— Exercise objective —
Copy each line that contains the string "with".

— Materials provided —
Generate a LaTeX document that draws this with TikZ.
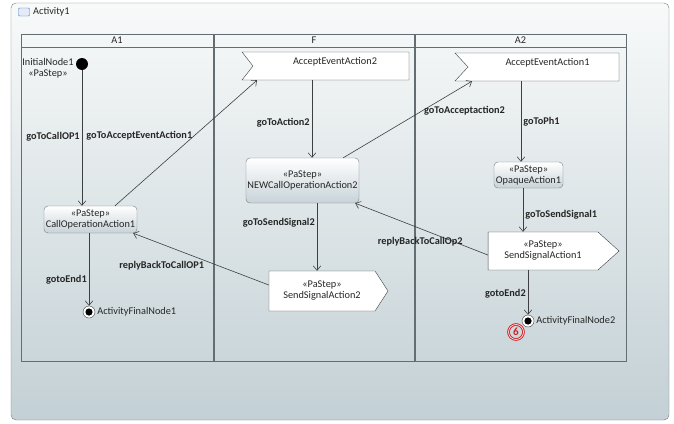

==

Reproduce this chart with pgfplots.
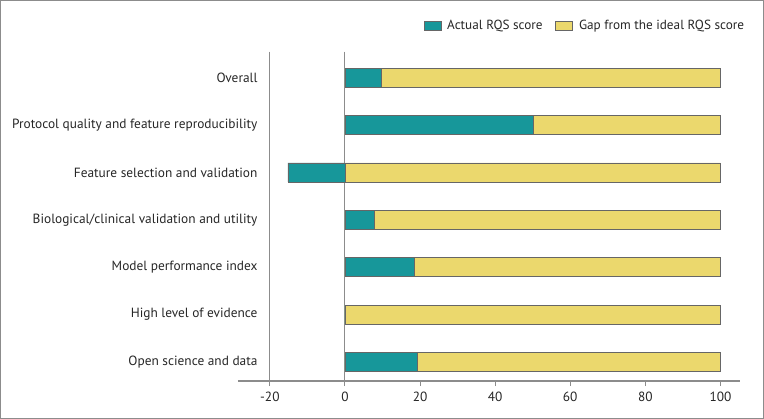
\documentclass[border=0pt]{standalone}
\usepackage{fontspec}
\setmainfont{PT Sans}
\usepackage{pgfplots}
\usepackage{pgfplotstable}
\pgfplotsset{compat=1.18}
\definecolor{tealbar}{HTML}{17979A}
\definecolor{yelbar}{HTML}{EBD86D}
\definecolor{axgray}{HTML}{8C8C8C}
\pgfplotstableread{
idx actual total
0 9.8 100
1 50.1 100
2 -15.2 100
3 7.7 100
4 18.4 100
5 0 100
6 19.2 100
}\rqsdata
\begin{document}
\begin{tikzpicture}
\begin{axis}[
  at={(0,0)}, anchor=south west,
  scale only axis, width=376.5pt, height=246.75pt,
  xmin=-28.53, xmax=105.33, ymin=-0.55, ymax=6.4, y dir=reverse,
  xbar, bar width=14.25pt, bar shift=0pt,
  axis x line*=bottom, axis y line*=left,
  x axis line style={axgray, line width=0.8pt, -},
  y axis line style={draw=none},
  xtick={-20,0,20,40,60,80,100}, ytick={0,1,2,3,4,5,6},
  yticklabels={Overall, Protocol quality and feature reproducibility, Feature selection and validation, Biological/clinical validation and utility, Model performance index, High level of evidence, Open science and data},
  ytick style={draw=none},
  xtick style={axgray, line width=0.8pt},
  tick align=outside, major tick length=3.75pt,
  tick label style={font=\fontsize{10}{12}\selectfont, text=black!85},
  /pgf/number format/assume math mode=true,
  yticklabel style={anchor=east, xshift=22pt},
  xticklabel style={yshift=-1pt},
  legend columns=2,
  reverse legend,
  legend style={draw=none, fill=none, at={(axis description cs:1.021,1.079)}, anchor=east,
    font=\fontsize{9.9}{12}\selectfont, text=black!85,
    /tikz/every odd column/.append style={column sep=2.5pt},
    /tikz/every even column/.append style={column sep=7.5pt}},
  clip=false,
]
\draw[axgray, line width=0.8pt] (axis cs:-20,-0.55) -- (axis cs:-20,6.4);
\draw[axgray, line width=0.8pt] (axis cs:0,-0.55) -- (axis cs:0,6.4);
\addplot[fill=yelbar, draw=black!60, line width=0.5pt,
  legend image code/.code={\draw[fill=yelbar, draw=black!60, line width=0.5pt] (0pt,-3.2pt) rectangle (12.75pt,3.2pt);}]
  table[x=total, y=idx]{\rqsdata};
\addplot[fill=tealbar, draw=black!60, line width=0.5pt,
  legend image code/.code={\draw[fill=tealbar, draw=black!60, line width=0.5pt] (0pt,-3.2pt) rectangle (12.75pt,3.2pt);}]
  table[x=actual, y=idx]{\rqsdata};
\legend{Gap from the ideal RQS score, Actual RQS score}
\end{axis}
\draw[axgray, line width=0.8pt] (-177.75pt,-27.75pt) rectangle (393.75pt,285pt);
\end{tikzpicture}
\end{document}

— Result for this exercise —
Generate a LaTeX document that draws this with TikZ.
Reproduce this chart with pgfplots.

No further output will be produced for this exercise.